Melanie tried to imagine her grandmother having anal sex, but her imagination wouldn’t go near it—her imagination wouldn’t even provide much in the way of a sensual aid when she tried to imagine herself having it with Lee.

“Anyway, I’m back to no boyfriend,” she said. “I guess I shouldn’t complain. I’m sure there are worse fates.”

“There are, but not many,” Aurora said, remembering how flat and bored she had felt that very evening, trying to get through a dinner with Pascal.

“What does that mean?” Melanie asked. “Are you really that unhappy?”

“I’m not frolicking much these days,” Aurora admitted. “I’m afraid I’m a very needy person, and this has led me to accept the wrong people in my life. Even when I know quite well that they’re the wrong people I often accept them anyway, rather than be without.

“I really don’t seem to be able to flourish when I’m without,” she added.

“Are you going to get your shrink back from Patsy?” Melanie asked. “I bet you could if you tried.”

Aurora let that one sit for a moment. She had the sense that it might be the wrong sort of thing to be talking about with her granddaughter. But, on the other hand, she had just praised her own mother for being open to discussion of just such complexities. Also, the question was a hard one: Was she or wasn’t she going to actively compete for Jerry? For the past few weeks she had not supposed she would, but, now that Melanie had asked, she realized she was not exactly settled in her mind where he was concerned.

“I might be just that foolish,” she said. “At this point my options seem to be folly or resignation, and I actually think folly might be the more honorable option. I’ve been a fool before, and in a way it’s kept me going. I may just have to be a fool again.”

Melanie tried to chatter about her job, or anything that might cheer her grandmother up, but Aurora was still rather gloomy when the conversation ended.

Melanie stayed awake until nearly two o’clock, hoping Lee would call and make up, but he didn’t. The next day she saw him at a distance as she was walking to the makeup trailer. She started to wave, but he wasn’t looking her way, so she didn’t. Then, while she was being made up, he smart-lipped one of the stars and was fired on the spot. By the time Melanie walked to the set for her first scene he was already gone. It was sort of stunning how quickly you could vanish if you were just an A.D.

“Sweetie, you’re better off without him,” Shirley said when she heard about the breakup.

“You sound just like my grandmother!” Melanie said, a little bitterly. She was still upset, it was a raw wound, you’d think people would notice!
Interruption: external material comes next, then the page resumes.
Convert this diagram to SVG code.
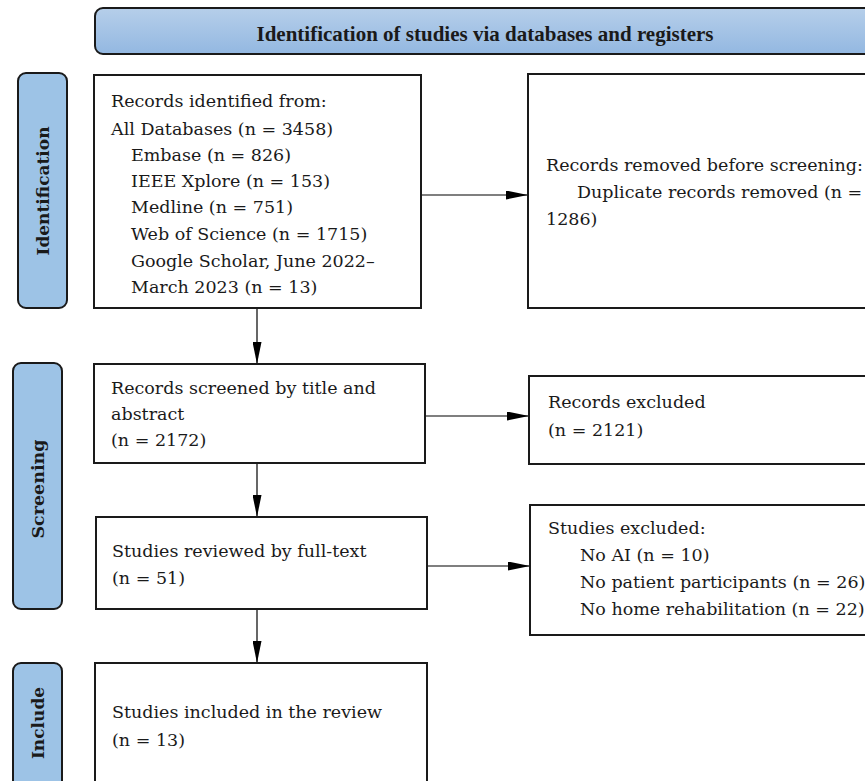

Still, she wasn’t really mad at Shirley. After all, Shirley had gone out of her way to get Bruce a job, and that was still the nicest thing anyone had done for either one of them since they moved to Hollywood.

14

After having struggled to remain on his best behavior during Aurora’s dinner, Pascal reflected for the better part of a day and decided that he was bitterly dissatisfied with the tenor of the evening. He felt sure he had been slighted in a number of subtle but nonetheless significant ways: his hug upon arrival had been perfunctory, and his kiss upon departure even more so. Conversation, usually so challenging as Aurora let her mind dart here and there, had been indifferent, as perfunctory as her embraces. She had even asked him again for gossip about Madame Mitterrand, probably the most boring question it was possible to ask a member of the French diplomatic corps.